If you’ve ever been involved in an enterprise software development project in any capacity, you’ll likely have experienced scope creep at some point. Even if you haven’t heard the term before you will know it when you see it. For consultants, scope creep tends to come from a client email, asking for an additional small feature to an already scoped project. For clients, it might come from a contractor, telling you that something unexpected has come up.
Scope creep can also be the result of the best motives. A firm might prioritize building a good relationship with their clients from the start. That could lead to the firm agreeing to add little extra details at no extra charge. They may even create them of their own accord. It sounds like a win-win for the client but this is a system that can undoubtedly grow into an exploitative and unbalanced one. Of course, even in-house projects aren’t immune.
The easiest way to avoid scope creep is to prevent it by creating a detailed Scope Statement before the project begins. The first step in creating an effective statement is to carry out a thorough discovery phase to identify the problems that need to be solved and project goals. Discovery also includes taking an in-depth look into the existing infrastructure to create the best solution. The result of this process is a software requirements document with a plan for what is going to be built and when.
Scope creep can also occur wherein lies a failure in communication between key stakeholders. The assurances a sales team might make to win a client may not always correspond with what the technical team can deliver; whether functionality or timescale. A scope statement is developed with input from across the business, thus effective managerial support will be more realistic.
Any project has more than one way to achieve the objective. A lack of clarity about the outcome can be a major contributing factor in scope creep. This why it is important to provide an overview of each phase in the process before the work begins; allowing the client to make an informed decision. Imagine a world, free of sleepless nights and late-night phone calls about missing features or misinformed deadlines!
Even with a clear requirement document, projects rarely go entirely as planned. Good communication is the key to preventing small issues from turning into bigger problems. One way to improve communication is to create a mutual feedback and review process within the contract. It’s also good practice to include a sign off procedure with a preferred method of contact to avoid delays if changes to the scope are needed.
While your scope statement will set out the extent of the project, it will be developed in sections or phases. When scope creep affects one element of a section, it behaves like a ripple effect and impacts the entire project. Breaking the project down into milestones with realistic task duration will help with precautionary measures and early detection to ensure corrective action and diligence.
Scope creep could leave your budget spinning out of control around a system that doesn’t justify the cost. We've had many encounters over the years with companies who had spent months in development but couldn't finish more than 20% of their project due to scope creep.

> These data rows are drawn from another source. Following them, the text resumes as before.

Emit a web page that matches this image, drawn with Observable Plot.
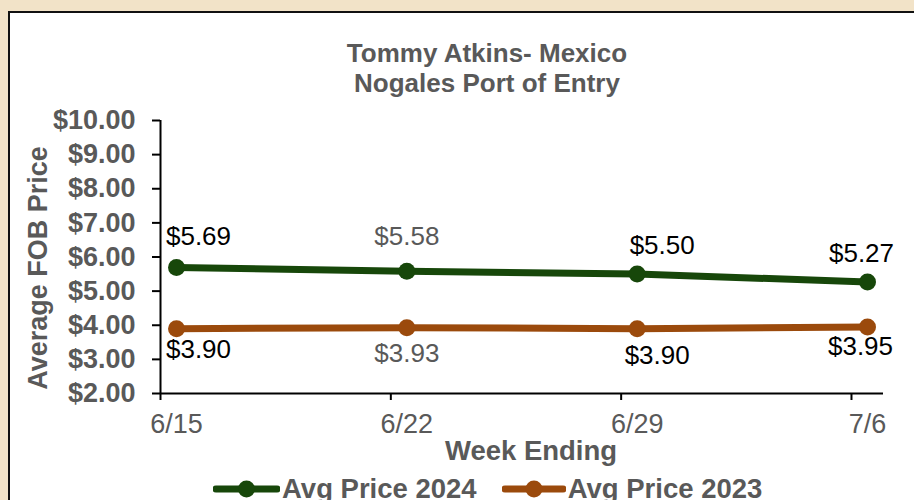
<!DOCTYPE html>
<html>
<head>
<meta charset="utf-8">
<script src="https://cdn.jsdelivr.net/npm/d3@7"></script>
<script src="https://cdn.jsdelivr.net/npm/@observablehq/plot@0.6"></script>
<style>
  html, body { margin: 0; padding: 0; }
  body { width: 914px; height: 500px; overflow: hidden; position: relative; background: #F2E3C8; font-family: "Liberation Sans", Arial, sans-serif; }
  #panel { position: absolute; left: 8px; top: 11px; width: 920px; height: 500px; background: #fff; border-left: 2px solid #111; border-top: 2px solid #111; }
  #title { position: absolute; left: 187px; width: 600px; top: 38px; text-align: center; font-size: 26px; line-height: 30px; font-weight: bold; color: #595959; }
  #chart { position: absolute; left: 0; top: 100px; }
  #legend { position: absolute; left: 213px; top: 473px; display: flex; align-items: center; font-size: 27.5px; font-weight: bold; color: #595959; white-space: nowrap; }
  #legend .item { display: flex; align-items: center; margin-right: 25px; }
  #legend svg { display: block; }
  #chart svg [aria-label="y-axis tick label"] text { font-weight: bold; }
</style>
</head>
<body>
<div id="panel"></div>
<div id="title">Tommy Atkins- Mexico<br>Nogales Port of Entry</div>
<div id="chart"></div>
<div id="legend"></div>
<script>
// ---- data ----
const weeks = ["6/15", "6/22", "6/29", "7/6"];
const price2024 = [5.69, 5.58, 5.50, 5.27];
const price2023 = [3.90, 3.93, 3.90, 3.95];
const seriesNames = ["Avg Price 2024", "Avg Price 2023"];
const yTicks = [2, 3, 4, 5, 6, 7, 8, 9, 10];

// ---- presentation ----
const colors = ["#17470a", "#9b4a0c"];
const labelNudge2024 = [[22, -31], [0, -35], [25, -28], [-6, -28]];
const labelNudge2023 = [[22, 21], [0, 26], [20, 27], [-7, 20]];
const labelFill = ["#000", "#595959", "#000", "#000"];

const rows = [];
weeks.forEach((w, i) => {
  rows.push({i, week: w, series: seriesNames[0], value: price2024[i], nudge: labelNudge2024[i]});
  rows.push({i, week: w, series: seriesNames[1], value: price2023[i], nudge: labelNudge2023[i]});
});

const pad = 0.0695;
const idx = weeks.map((_, i) => i);
const font = "Liberation Sans, Arial, sans-serif";

const labelMarks = rows.map(r => Plot.text([r], {
  x: "i", y: "value", text: d => "$" + d.value.toFixed(2),
  dx: r.nudge[0], dy: r.nudge[1], fontSize: 26, fill: labelFill[r.i],
  fontFamily: font
}));

const chart = Plot.plot({
  width: 914, height: 370,
  marginLeft: 160, marginRight: 31, marginTop: 20, marginBottom: 77,
  style: {fontFamily: font, background: "transparent", overflow: "visible"},
  x: {type: "linear", domain: [-pad, weeks.length - 1 + pad]},
  y: {domain: [2, 10]},
  color: {domain: seriesNames, range: colors},
  marks: [
    Plot.ruleY([2], {stroke: "#000", strokeWidth: 2}),
    Plot.ruleX([-pad], {y1: 2, y2: 10, stroke: "#000", strokeWidth: 2}),
    Plot.axisY({ticks: yTicks, tickSize: 8, tickPadding: 17, tickFormat: d => "$" + d.toFixed(2),
      fontSize: 27, fontWeight: "bold", fill: "#595959", stroke: "#000", strokeWidth: 2, label: null}),
    Plot.axisX({ticks: idx.map(i => i - pad), tickSize: 7, tickFormat: () => "", stroke: "#000", strokeWidth: 2, label: null}),
    Plot.axisX({ticks: idx, tickSize: 0, tickPadding: 20, tickFormat: i => weeks[i],
      fontSize: 27, fill: "#595959", label: null}),
    Plot.line(rows, {x: "i", y: "value", z: "series", stroke: "series", strokeWidth: 7}),
    Plot.dot(rows, {x: "i", y: "value", fill: "series", r: 8.5}),
    ...labelMarks,
    Plot.text(["Week Ending"], {frameAnchor: "bottom", textAnchor: "middle", lineAnchor: "middle", dx: 9, dy: 58, fontSize: 27.5, fontWeight: "bold", fill: "#595959"}),
    Plot.text(["Average FOB Price"], {frameAnchor: "left", textAnchor: "middle", lineAnchor: "middle", rotate: -90, dx: -122, dy: 11, fontSize: 27, fontWeight: "bold", fill: "#595959"})
  ]
});
document.getElementById("chart").appendChild(chart);

// legend
const legend = document.getElementById("legend");
const swW = [67, 64];
seriesNames.forEach((name, k) => {
  const item = document.createElement("div");
  item.className = "item";
  const w = swW[k];
  item.innerHTML = `<svg width="${w}" height="24" style="margin-right:2px"><line x1="3" x2="${w - 3}" y1="12" y2="12" stroke="${colors[k]}" stroke-width="7" stroke-linecap="round"/><circle cx="${w / 2}" cy="12" r="8.5" fill="${colors[k]}"/></svg><span>${name}</span>`;
  legend.appendChild(item);
});
</script>
</body>
</html>
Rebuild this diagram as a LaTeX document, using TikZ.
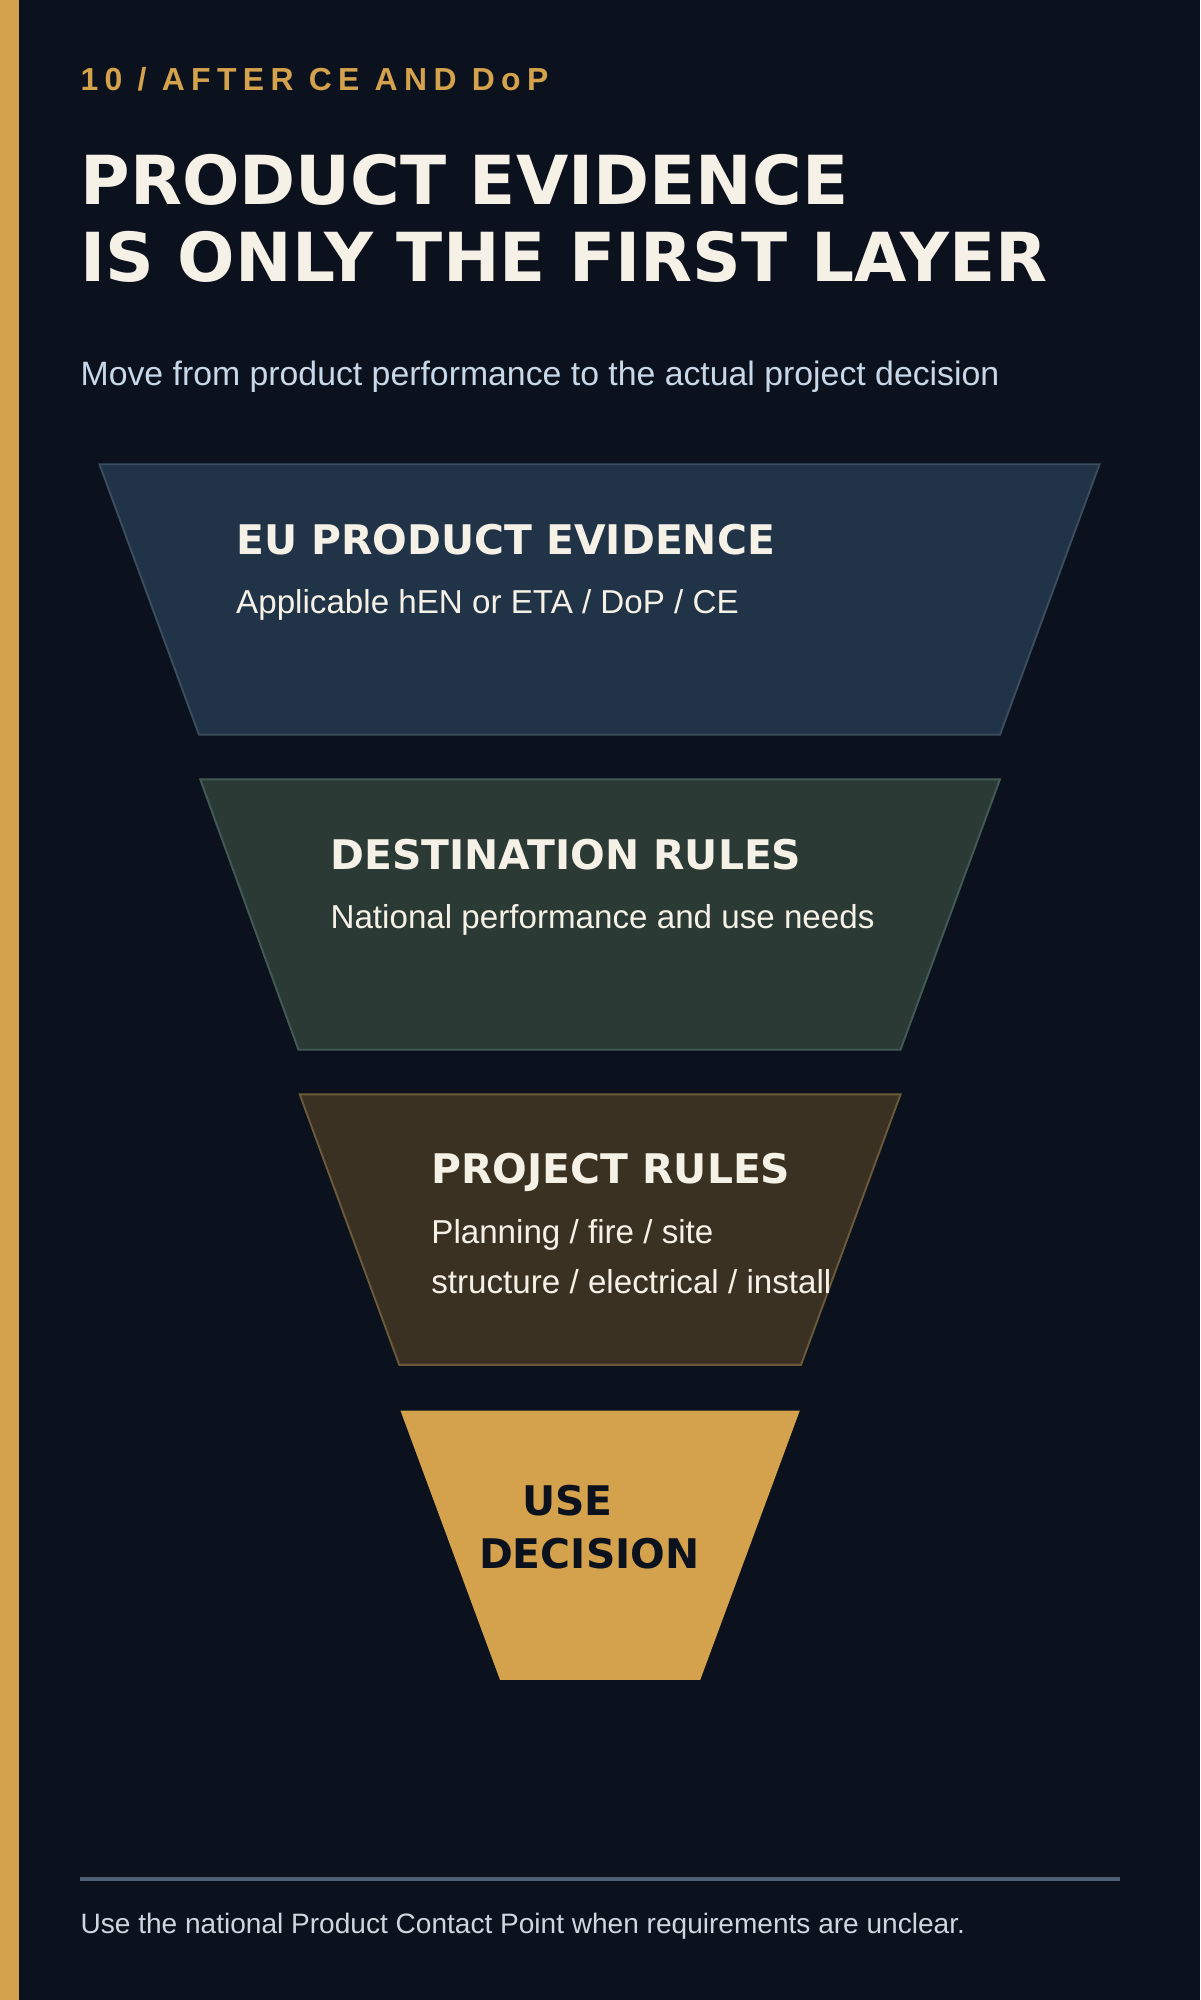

In 2002, 21st Century Insurance invested $100 million to develop a system that managed applications including billing, claims, and customer services. After 5 years, the product was still in development and only supported 2% of the business. Analysts later concluded that a better result would have been achieved using off-the-shelf components.
Scope creeps seem menacing because they can completely derail or cripple a project at any time. But if all parties in the project have a higher level of trust and communication, these interruptions can be seen as positive agents of change.
How? Well, they are changes in disguise and not all changes are bad. Challenges lead to growth and every bump in the road can develop into a greater outcome, especially when you've created room for them. If you followed these steps, then you will already have the time, organization, and budget to incorporate any changes in your project scope to recover and maintain progress. So just make sure to track and monitor all changes and their impact; as long as there are no liabilities, you can go for it!